Retype exactly what runs from the first line of the data to the line with "6.71, 6.72, 6.73, 6.74, 6.75, 6.76, 6.77, 6.78, 6.79, 6.80];", keeping both of those lines and skipping pictures.

+ + + + + + +

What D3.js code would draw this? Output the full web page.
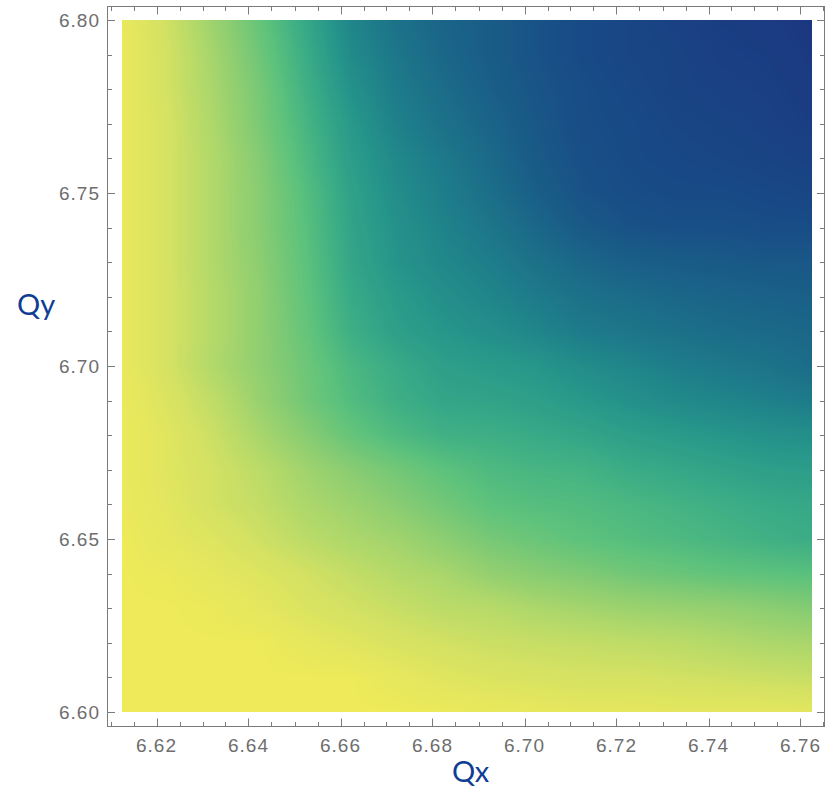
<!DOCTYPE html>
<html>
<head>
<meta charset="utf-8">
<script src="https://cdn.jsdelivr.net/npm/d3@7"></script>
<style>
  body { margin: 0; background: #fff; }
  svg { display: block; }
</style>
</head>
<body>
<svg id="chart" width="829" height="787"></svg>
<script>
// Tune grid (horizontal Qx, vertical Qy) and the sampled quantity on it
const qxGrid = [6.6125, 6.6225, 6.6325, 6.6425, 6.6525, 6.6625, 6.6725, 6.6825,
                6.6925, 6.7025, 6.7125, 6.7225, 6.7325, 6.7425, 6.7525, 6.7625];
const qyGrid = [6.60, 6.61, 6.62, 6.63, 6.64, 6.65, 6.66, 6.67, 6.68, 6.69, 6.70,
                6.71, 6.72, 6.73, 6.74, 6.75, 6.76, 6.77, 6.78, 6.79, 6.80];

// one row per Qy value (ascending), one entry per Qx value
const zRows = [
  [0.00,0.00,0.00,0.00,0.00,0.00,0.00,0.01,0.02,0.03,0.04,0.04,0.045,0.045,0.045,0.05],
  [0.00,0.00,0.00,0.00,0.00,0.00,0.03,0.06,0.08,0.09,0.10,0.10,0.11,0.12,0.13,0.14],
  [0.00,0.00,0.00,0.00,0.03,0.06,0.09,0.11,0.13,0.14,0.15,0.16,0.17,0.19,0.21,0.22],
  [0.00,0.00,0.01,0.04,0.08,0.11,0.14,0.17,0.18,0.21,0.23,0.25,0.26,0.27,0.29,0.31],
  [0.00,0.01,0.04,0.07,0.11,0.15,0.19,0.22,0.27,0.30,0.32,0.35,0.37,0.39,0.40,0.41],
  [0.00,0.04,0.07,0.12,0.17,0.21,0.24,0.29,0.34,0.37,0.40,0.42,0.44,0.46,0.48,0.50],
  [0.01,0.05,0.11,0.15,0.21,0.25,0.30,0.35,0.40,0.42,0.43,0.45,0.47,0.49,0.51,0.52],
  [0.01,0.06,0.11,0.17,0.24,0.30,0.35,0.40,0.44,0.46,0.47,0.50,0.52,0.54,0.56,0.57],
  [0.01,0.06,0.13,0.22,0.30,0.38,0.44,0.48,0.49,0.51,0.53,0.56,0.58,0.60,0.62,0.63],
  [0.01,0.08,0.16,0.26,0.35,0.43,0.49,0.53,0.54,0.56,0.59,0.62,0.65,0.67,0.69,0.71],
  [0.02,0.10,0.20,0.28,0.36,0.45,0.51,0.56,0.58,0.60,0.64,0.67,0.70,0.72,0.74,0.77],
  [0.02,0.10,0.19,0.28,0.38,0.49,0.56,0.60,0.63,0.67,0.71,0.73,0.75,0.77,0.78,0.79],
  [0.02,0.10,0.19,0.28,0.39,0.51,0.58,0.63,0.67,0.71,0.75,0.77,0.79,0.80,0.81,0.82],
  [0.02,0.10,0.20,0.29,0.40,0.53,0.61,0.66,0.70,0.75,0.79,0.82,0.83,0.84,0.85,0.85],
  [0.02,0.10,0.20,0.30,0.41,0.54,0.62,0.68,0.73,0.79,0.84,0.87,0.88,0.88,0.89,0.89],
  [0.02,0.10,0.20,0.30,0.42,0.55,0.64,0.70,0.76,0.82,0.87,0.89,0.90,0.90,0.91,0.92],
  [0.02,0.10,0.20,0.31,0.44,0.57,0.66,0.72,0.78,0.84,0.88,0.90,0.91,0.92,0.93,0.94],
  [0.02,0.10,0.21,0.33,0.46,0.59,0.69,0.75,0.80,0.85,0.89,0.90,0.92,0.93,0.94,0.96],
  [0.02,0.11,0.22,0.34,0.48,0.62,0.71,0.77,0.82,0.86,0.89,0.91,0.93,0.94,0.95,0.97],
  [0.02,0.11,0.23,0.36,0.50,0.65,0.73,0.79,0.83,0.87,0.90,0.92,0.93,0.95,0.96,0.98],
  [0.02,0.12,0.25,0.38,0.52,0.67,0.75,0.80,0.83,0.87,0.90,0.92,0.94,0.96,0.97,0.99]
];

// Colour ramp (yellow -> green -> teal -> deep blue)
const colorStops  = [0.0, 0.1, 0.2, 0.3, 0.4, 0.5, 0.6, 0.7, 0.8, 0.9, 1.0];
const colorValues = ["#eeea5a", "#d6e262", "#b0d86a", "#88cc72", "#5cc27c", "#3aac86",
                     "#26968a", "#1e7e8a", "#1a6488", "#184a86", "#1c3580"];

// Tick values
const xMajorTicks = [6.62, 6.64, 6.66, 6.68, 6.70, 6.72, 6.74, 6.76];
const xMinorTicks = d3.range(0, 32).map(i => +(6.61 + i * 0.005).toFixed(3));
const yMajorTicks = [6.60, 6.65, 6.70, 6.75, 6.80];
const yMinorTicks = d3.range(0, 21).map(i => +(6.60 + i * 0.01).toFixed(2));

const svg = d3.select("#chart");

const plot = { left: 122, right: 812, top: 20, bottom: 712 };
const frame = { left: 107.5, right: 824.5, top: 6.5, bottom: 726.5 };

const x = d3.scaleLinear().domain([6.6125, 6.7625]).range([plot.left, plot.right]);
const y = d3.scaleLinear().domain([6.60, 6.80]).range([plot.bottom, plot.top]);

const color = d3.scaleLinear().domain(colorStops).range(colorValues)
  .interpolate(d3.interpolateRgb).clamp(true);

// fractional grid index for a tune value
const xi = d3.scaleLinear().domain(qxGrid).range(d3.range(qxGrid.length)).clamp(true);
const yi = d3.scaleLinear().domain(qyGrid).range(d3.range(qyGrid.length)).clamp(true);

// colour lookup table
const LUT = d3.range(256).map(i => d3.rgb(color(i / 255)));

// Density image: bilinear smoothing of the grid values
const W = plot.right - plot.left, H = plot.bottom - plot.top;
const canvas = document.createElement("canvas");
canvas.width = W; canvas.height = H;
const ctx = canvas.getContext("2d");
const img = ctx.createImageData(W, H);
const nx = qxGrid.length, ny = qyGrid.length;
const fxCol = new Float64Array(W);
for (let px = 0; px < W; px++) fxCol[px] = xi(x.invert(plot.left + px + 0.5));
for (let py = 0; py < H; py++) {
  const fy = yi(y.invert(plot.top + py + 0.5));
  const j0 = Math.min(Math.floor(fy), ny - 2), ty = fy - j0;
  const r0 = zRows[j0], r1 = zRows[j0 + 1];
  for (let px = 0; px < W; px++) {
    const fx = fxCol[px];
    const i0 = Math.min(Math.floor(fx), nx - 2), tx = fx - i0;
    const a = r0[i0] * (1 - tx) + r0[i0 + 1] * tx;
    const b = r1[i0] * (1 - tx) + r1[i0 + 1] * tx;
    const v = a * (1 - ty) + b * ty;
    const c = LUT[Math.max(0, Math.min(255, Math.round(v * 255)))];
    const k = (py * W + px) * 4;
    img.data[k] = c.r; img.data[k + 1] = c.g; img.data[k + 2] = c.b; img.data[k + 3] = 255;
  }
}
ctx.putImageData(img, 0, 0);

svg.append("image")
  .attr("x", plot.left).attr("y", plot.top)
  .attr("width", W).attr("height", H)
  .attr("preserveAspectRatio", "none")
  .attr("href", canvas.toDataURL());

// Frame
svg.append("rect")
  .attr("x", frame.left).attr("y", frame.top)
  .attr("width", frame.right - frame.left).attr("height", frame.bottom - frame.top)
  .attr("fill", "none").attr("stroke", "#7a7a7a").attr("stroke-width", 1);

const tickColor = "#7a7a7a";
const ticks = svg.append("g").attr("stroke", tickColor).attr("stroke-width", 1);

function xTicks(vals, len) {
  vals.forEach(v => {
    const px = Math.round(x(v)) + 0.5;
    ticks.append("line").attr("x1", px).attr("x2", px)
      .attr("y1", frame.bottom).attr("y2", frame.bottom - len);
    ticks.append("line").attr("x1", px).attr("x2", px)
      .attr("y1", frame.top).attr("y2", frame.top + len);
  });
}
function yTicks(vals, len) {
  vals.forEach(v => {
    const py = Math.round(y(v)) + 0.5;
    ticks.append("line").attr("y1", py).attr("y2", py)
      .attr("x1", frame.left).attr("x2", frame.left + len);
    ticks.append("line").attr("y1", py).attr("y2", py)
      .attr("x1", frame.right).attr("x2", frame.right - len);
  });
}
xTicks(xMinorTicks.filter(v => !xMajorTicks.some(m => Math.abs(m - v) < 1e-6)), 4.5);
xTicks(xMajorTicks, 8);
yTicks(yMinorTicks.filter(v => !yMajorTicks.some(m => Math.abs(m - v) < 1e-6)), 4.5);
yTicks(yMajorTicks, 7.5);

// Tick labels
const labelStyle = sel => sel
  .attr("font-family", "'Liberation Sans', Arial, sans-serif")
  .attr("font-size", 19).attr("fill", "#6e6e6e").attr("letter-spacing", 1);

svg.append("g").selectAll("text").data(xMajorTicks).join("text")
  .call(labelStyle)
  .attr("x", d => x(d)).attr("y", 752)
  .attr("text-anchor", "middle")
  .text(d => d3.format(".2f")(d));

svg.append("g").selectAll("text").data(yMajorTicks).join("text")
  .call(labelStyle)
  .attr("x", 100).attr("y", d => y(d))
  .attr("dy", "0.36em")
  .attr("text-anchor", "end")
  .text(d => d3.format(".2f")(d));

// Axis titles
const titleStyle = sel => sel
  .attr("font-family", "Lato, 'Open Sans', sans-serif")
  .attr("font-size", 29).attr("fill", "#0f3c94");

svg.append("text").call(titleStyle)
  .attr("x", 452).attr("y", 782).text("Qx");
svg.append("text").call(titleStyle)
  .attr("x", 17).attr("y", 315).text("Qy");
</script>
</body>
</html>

+ + + + + + +

### Answer to the task
What D3.js code would draw this? Output the full web page.
<!DOCTYPE html>
<html>
<head>
<meta charset="utf-8">
<script src="https://cdn.jsdelivr.net/npm/d3@7"></script>
<style>
  body { margin: 0; background: #fff; }
  svg { display: block; }
</style>
</head>
<body>
<svg id="chart" width="829" height="787"></svg>
<script>
// Tune grid (horizontal Qx, vertical Qy) and the sampled quantity on it
const qxGrid = [6.6125, 6.6225, 6.6325, 6.6425, 6.6525, 6.6625, 6.6725, 6.6825,
                6.6925, 6.7025, 6.7125, 6.7225, 6.7325, 6.7425, 6.7525, 6.7625];
const qyGrid = [6.60, 6.61, 6.62, 6.63, 6.64, 6.65, 6.66, 6.67, 6.68, 6.69, 6.70,
                6.71, 6.72, 6.73, 6.74, 6.75, 6.76, 6.77, 6.78, 6.79, 6.80];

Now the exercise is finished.